Likewise, however, such an invocation would offend an atheist, and even, as you say, a non-interventionist deist (somehow: I'm not quite convinced that the atheist and the non-interventionist shouldn't just view it as a meaningless exercise that's more than a little humourous and leave it at that. I'm not sure where the offence really lies).
In light of that, doesn't it make the most sense to allow for a state in which the views (and I'm not suggesting this obtains presently in Canada, bear in mind) of the overwhelming majority (say a really, really Catholic country like, oh, Vatican City) are enshrined in law and practiced not simply on a private basis but in civil society and government functions, but which tolerates the freedom of conscience/thought &c. of all the citizens as private citizens?
It just seems unfair to assert that the lack of prayer, the secular position, is somehow the neutral course here, by which no one could be offended. Most well-developed moral casuistry will have some notion of peccatum omissionis, and certainly it would be thought "omiss" and grossly offensive by most of the citizenry for a state comprised mostly, but not exclusively, of religionists to neglect its God or gods at important functions of state.
Froben's comment is indicative of a certain majoritarian arrogance that I find troubling. We don't live by simple "majority rules", and the idea that a position endorsed by an overwhelming majority of the population should be the government's "official stance" is dangerous.
Canada, as a nation, does not simply "tolerate" freedom of conscience and of thought. While these are clearly foundational prerequisites for any free society, we have chosen to specifically protect certain minority rights in this country. Cultural and religious plurality are specific planks of the Canadian Charter of Rights and Freedoms.
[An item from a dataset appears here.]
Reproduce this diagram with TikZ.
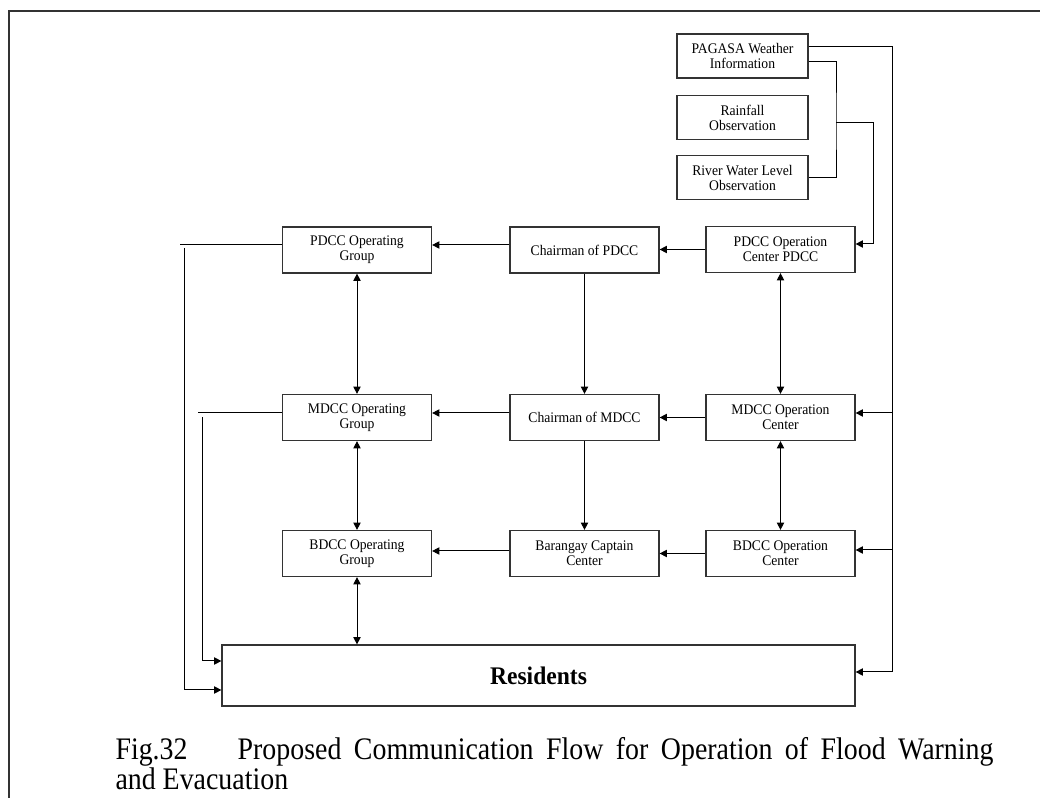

A 2008 Canadian Press survey found that no more than 72% of Canadians profess belief in a god, while 23% are atheists. Even if all of those who believed in a god or gods could agree upon a prayer that offended none among them (surely an impossible feat, as I briefly outlined in the article above), 72% certainly does not constitute an overwhelming majority (as Froben himself indicates might be the case).
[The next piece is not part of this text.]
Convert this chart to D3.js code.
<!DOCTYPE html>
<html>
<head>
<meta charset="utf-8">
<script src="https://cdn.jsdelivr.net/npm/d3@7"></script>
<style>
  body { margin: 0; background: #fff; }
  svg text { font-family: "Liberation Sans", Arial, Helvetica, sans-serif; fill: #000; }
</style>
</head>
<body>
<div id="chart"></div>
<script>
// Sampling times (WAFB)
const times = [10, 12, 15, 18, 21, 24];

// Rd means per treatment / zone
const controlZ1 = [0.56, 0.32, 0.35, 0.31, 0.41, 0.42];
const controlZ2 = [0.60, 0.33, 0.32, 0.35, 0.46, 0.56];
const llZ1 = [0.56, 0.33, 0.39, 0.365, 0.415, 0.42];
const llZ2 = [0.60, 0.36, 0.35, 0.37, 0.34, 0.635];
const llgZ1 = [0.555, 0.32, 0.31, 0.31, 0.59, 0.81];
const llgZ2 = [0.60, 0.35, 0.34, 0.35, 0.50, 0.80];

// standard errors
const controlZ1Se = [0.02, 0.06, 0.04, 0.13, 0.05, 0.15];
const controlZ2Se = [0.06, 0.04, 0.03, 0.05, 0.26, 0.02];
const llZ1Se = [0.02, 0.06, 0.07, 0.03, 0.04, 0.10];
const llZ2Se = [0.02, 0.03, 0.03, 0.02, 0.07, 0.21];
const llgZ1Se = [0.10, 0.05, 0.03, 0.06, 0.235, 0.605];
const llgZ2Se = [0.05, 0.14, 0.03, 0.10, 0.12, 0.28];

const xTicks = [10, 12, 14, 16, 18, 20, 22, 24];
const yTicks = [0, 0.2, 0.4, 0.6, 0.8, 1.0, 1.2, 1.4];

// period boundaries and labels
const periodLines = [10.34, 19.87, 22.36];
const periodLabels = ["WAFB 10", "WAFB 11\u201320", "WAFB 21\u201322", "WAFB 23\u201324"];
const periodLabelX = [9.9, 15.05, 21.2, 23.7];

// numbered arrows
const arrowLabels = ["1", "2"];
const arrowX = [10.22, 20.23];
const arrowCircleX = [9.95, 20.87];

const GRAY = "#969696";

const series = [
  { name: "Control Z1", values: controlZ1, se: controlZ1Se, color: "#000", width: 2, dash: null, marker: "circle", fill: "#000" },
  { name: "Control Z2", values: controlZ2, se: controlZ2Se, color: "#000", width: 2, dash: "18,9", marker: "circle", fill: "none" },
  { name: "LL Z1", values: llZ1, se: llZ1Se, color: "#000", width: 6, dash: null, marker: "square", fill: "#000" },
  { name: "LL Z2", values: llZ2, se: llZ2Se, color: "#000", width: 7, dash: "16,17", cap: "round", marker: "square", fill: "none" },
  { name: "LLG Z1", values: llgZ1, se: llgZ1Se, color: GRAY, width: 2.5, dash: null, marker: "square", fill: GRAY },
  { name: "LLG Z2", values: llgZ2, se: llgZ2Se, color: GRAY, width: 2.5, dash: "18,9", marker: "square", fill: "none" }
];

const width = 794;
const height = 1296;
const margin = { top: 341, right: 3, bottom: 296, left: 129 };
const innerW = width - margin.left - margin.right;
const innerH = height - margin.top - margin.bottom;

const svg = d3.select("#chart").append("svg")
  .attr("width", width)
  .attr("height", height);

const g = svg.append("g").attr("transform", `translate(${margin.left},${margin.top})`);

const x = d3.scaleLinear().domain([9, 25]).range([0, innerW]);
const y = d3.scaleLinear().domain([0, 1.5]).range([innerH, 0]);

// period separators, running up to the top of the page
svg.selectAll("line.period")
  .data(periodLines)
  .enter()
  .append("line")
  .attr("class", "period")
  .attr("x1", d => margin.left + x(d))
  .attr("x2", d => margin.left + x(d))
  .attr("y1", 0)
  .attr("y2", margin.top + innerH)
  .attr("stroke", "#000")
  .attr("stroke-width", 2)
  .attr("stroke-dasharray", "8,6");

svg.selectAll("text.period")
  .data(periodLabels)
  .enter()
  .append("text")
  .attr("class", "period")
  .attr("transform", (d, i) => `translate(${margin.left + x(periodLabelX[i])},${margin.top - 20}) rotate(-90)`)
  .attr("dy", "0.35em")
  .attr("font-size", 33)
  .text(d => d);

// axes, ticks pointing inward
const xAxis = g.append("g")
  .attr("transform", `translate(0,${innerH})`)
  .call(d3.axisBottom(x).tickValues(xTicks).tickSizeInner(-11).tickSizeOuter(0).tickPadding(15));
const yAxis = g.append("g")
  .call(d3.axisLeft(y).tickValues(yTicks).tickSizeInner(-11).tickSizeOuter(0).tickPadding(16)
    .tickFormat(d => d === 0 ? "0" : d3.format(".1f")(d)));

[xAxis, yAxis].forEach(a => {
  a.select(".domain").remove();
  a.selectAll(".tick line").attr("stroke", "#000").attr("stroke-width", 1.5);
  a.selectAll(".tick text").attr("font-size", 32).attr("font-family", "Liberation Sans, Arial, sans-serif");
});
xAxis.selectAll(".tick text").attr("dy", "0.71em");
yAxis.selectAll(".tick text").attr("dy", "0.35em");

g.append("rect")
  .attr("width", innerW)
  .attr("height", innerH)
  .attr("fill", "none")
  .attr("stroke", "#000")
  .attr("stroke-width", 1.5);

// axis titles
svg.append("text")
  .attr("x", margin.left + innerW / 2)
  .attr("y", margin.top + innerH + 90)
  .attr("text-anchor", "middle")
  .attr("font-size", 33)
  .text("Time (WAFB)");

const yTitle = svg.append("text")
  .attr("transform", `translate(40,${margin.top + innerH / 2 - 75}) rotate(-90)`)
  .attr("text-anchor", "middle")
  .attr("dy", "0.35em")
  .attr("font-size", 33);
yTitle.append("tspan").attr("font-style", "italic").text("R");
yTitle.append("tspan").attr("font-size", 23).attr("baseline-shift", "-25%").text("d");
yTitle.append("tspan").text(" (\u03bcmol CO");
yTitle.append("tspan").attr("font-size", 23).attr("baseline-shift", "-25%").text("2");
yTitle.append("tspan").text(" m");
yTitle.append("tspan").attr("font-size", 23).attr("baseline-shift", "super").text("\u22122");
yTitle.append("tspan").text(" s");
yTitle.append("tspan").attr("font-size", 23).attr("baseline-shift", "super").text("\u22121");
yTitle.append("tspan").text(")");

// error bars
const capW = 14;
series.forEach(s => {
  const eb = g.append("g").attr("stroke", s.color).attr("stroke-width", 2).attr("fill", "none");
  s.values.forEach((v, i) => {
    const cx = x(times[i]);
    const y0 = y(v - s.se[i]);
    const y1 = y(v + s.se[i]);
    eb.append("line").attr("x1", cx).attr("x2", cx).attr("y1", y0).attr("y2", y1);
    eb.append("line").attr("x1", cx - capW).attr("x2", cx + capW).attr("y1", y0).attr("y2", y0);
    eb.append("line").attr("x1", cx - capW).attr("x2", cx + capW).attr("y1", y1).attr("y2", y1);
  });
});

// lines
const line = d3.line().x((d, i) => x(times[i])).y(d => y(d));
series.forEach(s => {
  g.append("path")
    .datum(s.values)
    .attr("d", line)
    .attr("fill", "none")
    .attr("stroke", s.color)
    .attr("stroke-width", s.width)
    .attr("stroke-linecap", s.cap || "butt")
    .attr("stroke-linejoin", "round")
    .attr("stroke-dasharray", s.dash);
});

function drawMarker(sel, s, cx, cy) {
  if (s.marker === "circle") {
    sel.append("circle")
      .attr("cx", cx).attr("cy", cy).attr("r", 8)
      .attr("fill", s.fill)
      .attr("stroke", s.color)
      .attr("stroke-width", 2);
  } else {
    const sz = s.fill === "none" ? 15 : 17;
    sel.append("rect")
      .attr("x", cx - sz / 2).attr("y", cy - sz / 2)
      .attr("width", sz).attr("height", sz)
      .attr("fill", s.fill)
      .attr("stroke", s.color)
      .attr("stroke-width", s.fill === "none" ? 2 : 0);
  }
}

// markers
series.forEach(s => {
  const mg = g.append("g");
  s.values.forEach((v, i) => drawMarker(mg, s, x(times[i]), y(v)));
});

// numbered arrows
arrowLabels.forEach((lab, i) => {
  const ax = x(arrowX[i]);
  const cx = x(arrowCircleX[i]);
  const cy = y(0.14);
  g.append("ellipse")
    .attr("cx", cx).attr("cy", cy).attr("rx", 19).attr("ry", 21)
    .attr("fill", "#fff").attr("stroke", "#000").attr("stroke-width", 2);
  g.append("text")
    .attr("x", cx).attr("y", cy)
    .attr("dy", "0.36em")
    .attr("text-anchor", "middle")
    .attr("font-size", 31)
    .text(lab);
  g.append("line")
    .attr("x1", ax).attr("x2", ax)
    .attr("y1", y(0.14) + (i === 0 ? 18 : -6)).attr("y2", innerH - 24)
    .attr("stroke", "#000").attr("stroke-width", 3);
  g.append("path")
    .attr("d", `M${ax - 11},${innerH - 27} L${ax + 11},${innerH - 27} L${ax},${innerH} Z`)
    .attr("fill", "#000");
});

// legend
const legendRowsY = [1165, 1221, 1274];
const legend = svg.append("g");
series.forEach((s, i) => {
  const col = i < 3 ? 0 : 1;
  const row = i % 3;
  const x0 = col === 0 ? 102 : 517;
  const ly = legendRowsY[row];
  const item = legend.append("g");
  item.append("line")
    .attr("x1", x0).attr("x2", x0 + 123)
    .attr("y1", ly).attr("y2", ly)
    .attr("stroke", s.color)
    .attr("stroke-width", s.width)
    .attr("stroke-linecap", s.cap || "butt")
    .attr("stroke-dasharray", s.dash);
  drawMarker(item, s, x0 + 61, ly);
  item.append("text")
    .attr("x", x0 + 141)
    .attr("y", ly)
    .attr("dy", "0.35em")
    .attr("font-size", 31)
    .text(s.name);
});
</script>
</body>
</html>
Froben says that he is "not quite convinced that the atheist and the non-interventionist shouldn't just view it as a meaningless exercise that's more than a little humourous and leave it at that". But the fact that governmental prayer is a meaningless waste of time isn't the salient point. If City Councillors routinely opened their meetings by throwing cream pies at each other (something equally ridiculous, to be sure), I would still be dismayed at the waste, but at least it wouldn't serve to further marginalize minority groups, or to endorse a specific position in a way that runs contrary to the spirit of the Charter.
And finally, I must contest Froben's premise that "to a religionist it would be equally inconceivable and indeed offensive to undertake any public work without the invocation of the relevant God or gods" on two points. First, I never suggested that prayer at public meetings should be forbidden. Far from it! I even mentioned that individual councillors should feel free to pray. However, I maintain that no prayer should be led as a part of the official proceedings. Second, it is hardly uncommon for religious people to carry out their jobs (whatever they may be) without insisting that their coworkers join them in prayer before the work day begins. Froben's assertion to the contrary is absurd.
"Secular" doesn't mean "atheist", and it isn't a dirty word. Secularism doesn't oppose religion; it simply does not address religion. Failure to endorse a specific religion at the outset of a City Council meeting is indeed the neutral course of action, as it neither affirms nor denies any religious position.